> [Task brief]:
Give again, word for word, the lines below that run from the line with "Emit a LaTeX" through the line with "(0,0) rectangle (668,1407);". Drop the pictures.

> [Material shown]:
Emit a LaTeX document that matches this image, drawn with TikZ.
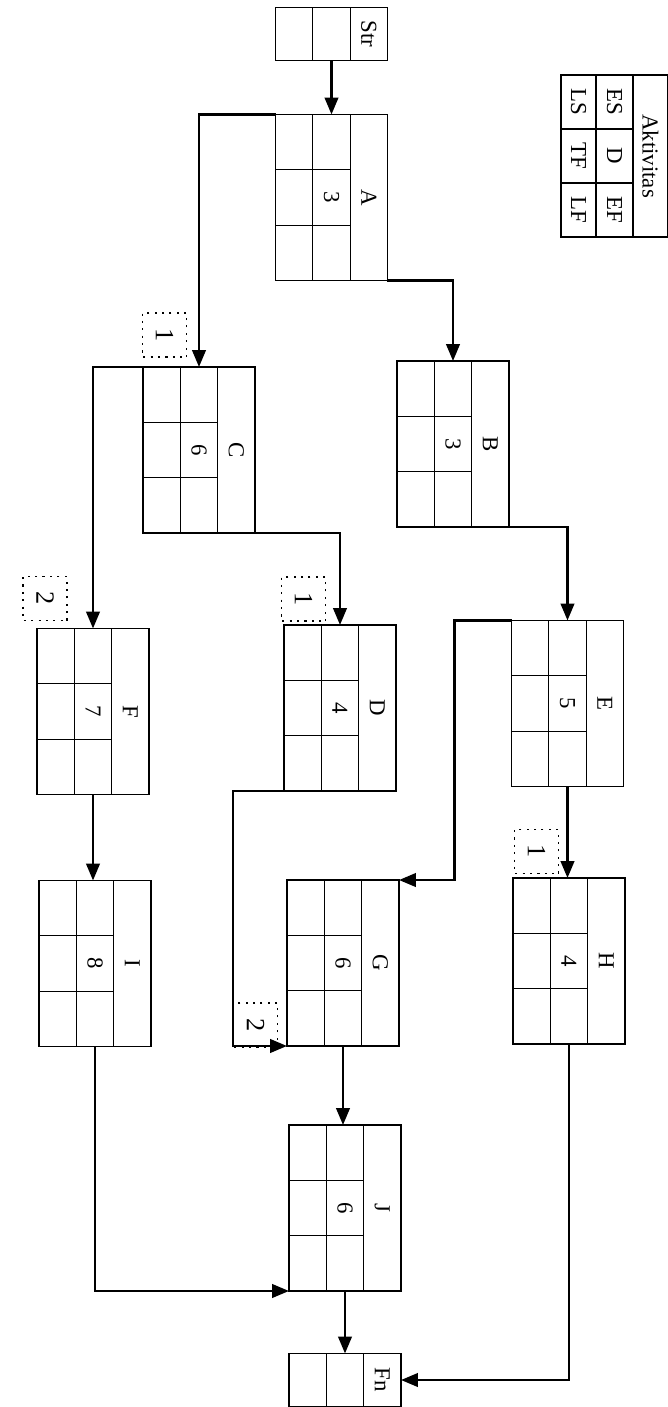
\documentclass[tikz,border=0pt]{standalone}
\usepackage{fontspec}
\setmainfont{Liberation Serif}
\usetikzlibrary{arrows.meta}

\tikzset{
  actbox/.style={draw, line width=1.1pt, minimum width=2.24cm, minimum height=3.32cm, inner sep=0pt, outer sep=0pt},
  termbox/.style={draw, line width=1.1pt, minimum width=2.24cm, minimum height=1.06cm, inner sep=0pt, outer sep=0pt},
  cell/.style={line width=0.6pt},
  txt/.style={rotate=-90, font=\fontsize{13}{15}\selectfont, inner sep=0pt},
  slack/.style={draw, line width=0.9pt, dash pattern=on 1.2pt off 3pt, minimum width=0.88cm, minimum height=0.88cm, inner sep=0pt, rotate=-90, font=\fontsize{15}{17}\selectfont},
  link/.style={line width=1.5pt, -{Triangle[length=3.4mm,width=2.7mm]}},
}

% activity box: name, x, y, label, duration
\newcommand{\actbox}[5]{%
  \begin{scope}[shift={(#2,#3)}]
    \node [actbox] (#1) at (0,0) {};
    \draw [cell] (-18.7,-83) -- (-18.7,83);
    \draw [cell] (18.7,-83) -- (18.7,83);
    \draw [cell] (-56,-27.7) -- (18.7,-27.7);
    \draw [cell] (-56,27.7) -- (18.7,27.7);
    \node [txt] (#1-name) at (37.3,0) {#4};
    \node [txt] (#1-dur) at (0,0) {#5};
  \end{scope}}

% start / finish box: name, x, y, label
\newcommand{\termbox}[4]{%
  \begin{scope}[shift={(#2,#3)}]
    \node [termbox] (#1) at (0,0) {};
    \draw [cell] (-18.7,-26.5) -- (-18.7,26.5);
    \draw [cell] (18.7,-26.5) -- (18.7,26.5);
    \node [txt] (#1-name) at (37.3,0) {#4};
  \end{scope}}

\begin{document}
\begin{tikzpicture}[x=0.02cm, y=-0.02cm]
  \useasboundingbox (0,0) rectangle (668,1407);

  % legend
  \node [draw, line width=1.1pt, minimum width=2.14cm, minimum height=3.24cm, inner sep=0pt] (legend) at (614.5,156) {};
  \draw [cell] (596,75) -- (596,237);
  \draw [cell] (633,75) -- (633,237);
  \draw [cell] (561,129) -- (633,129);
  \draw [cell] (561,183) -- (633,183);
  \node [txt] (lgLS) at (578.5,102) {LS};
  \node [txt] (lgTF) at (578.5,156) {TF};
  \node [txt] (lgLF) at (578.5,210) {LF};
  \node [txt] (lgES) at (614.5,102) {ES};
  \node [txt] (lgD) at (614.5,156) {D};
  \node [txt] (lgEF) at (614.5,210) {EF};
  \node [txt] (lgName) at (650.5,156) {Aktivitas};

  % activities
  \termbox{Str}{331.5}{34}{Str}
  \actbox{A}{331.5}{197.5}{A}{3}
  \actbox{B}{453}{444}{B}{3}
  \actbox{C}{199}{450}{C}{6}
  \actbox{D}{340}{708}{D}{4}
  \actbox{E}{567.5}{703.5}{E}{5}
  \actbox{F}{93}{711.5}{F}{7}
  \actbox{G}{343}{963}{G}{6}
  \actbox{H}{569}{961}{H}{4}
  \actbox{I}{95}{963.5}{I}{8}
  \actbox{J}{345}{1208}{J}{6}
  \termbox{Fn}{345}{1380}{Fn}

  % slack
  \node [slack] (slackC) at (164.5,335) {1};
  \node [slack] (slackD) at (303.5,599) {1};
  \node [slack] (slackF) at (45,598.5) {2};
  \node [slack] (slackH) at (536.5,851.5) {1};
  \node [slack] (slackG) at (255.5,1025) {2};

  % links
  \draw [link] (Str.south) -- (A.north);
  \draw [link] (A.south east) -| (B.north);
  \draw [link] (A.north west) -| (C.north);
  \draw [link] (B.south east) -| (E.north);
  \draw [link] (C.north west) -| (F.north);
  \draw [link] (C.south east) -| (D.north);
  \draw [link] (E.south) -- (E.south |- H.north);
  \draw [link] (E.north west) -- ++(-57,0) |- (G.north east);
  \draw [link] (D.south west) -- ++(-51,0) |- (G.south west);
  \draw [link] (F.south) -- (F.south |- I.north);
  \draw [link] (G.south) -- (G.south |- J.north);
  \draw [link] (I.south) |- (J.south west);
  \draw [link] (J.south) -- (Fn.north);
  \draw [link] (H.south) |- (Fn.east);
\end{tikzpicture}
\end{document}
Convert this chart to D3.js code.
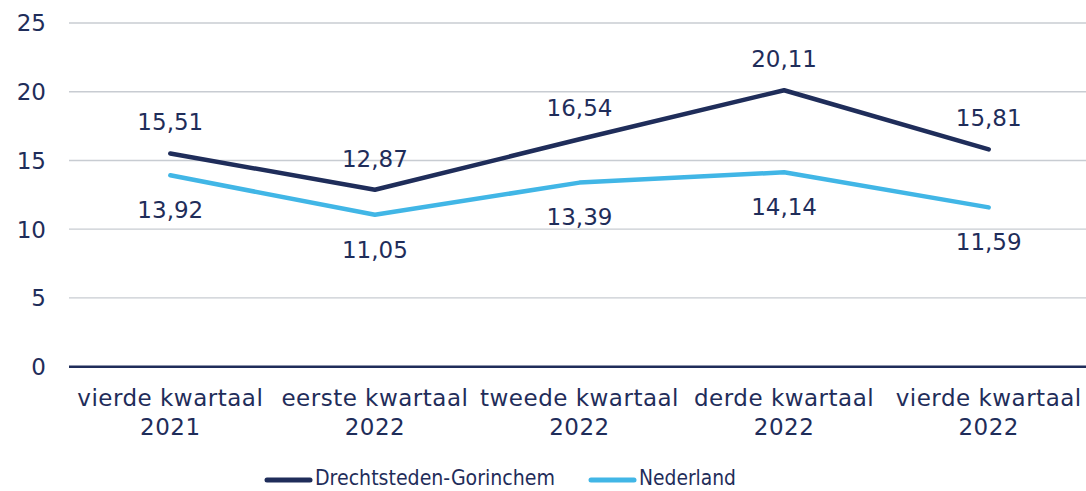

--

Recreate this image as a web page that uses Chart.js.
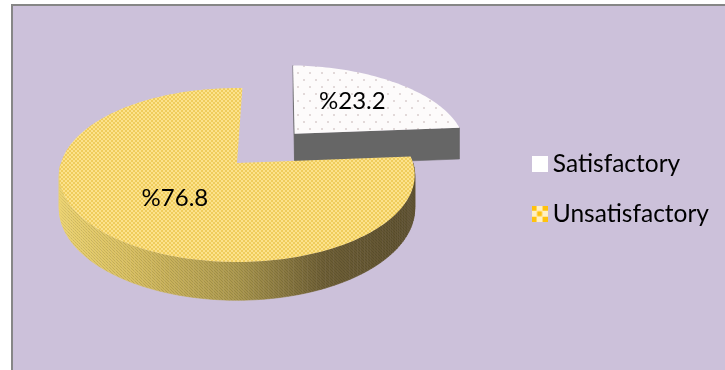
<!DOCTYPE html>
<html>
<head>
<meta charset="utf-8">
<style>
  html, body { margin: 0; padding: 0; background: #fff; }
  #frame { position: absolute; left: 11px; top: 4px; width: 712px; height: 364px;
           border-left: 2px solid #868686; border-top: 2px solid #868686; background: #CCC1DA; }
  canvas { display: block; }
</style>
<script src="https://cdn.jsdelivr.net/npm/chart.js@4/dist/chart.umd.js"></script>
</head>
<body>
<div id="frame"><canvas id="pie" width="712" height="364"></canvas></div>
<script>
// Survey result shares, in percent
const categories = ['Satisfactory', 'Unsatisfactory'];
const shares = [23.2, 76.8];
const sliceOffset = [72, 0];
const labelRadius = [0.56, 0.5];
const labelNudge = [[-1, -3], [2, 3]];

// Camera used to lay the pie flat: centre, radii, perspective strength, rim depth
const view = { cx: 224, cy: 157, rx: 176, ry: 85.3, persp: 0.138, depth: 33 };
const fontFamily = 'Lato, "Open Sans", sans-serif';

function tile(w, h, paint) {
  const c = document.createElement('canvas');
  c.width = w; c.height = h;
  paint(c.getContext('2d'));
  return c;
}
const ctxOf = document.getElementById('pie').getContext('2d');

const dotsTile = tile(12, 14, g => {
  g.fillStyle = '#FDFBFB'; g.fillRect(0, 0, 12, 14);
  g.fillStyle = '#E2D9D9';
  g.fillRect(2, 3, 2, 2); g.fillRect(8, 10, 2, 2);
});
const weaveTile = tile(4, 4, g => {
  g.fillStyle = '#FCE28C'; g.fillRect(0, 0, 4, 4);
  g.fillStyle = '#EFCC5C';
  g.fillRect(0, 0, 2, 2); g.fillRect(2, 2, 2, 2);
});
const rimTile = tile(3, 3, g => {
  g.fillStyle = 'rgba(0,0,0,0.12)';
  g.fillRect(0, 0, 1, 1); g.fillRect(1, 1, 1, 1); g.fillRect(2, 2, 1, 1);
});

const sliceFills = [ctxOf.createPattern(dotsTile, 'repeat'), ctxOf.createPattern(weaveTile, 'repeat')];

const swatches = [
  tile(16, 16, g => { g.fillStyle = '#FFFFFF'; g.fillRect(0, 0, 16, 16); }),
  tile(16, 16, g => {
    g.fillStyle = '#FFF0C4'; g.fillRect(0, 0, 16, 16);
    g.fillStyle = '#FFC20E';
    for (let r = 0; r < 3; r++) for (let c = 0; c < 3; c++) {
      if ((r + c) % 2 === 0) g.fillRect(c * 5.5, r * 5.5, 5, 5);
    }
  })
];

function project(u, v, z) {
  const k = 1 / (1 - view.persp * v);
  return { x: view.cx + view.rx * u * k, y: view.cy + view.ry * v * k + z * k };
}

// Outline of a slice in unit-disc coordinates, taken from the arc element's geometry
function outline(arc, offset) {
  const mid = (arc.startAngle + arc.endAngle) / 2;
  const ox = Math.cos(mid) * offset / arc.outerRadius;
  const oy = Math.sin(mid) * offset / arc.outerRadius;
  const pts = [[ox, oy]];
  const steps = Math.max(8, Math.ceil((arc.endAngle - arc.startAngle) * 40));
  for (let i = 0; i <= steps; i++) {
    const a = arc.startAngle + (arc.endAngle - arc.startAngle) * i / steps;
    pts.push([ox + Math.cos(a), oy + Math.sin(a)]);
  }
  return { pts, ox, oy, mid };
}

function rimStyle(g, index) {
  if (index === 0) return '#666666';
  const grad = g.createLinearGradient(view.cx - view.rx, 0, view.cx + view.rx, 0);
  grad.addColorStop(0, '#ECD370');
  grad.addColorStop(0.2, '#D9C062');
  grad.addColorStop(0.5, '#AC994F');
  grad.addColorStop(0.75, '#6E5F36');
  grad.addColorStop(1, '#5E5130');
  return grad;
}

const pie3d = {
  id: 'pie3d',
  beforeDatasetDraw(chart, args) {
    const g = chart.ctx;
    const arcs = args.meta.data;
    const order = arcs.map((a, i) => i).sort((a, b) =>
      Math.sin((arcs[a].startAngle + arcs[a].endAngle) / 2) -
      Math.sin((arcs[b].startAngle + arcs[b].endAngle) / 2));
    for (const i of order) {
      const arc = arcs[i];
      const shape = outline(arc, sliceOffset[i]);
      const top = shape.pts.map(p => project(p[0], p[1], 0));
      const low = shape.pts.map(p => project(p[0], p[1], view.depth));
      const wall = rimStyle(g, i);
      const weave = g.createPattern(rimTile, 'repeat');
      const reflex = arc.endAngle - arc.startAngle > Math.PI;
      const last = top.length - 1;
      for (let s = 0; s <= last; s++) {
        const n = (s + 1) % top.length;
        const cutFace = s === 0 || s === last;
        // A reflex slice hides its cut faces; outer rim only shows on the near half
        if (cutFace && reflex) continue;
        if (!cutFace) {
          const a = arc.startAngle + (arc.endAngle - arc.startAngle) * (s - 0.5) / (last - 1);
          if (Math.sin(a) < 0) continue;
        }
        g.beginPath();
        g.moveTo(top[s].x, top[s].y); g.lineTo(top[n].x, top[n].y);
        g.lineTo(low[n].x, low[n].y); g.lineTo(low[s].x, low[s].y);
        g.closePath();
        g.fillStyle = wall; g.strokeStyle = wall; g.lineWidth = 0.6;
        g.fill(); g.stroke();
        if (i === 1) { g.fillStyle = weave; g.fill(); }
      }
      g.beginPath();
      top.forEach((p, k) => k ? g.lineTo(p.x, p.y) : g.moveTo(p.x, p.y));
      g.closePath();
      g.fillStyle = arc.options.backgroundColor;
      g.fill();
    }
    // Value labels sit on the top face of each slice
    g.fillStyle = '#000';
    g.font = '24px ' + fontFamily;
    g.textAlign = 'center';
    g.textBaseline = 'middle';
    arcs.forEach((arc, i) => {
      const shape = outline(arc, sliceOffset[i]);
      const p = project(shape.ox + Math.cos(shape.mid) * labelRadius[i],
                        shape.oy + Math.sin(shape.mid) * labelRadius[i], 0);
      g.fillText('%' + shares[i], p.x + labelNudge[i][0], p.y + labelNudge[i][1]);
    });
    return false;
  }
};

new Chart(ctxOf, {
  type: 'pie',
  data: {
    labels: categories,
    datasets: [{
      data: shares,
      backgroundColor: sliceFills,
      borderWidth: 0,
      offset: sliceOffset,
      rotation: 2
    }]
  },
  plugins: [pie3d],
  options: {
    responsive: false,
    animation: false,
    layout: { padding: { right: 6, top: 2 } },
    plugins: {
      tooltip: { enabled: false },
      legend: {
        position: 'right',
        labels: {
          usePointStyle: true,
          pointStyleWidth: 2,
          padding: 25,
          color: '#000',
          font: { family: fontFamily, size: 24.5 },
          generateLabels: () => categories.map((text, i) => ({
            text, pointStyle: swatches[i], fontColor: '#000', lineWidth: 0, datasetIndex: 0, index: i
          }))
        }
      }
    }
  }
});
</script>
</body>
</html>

> [Solved exercise]:
Emit a LaTeX document that matches this image, drawn with TikZ.
\documentclass[tikz,border=0pt]{standalone}
\usepackage{fontspec}
\setmainfont{Liberation Serif}
\usetikzlibrary{arrows.meta}

\tikzset{
  actbox/.style={draw, line width=1.1pt, minimum width=2.24cm, minimum height=3.32cm, inner sep=0pt, outer sep=0pt},
  termbox/.style={draw, line width=1.1pt, minimum width=2.24cm, minimum height=1.06cm, inner sep=0pt, outer sep=0pt},
  cell/.style={line width=0.6pt},
  txt/.style={rotate=-90, font=\fontsize{13}{15}\selectfont, inner sep=0pt},
  slack/.style={draw, line width=0.9pt, dash pattern=on 1.2pt off 3pt, minimum width=0.88cm, minimum height=0.88cm, inner sep=0pt, rotate=-90, font=\fontsize{15}{17}\selectfont},
  link/.style={line width=1.5pt, -{Triangle[length=3.4mm,width=2.7mm]}},
}

% activity box: name, x, y, label, duration
\newcommand{\actbox}[5]{%
  \begin{scope}[shift={(#2,#3)}]
    \node [actbox] (#1) at (0,0) {};
    \draw [cell] (-18.7,-83) -- (-18.7,83);
    \draw [cell] (18.7,-83) -- (18.7,83);
    \draw [cell] (-56,-27.7) -- (18.7,-27.7);
    \draw [cell] (-56,27.7) -- (18.7,27.7);
    \node [txt] (#1-name) at (37.3,0) {#4};
    \node [txt] (#1-dur) at (0,0) {#5};
  \end{scope}}

% start / finish box: name, x, y, label
\newcommand{\termbox}[4]{%
  \begin{scope}[shift={(#2,#3)}]
    \node [termbox] (#1) at (0,0) {};
    \draw [cell] (-18.7,-26.5) -- (-18.7,26.5);
    \draw [cell] (18.7,-26.5) -- (18.7,26.5);
    \node [txt] (#1-name) at (37.3,0) {#4};
  \end{scope}}

\begin{document}
\begin{tikzpicture}[x=0.02cm, y=-0.02cm]
  \useasboundingbox (0,0) rectangle (668,1407);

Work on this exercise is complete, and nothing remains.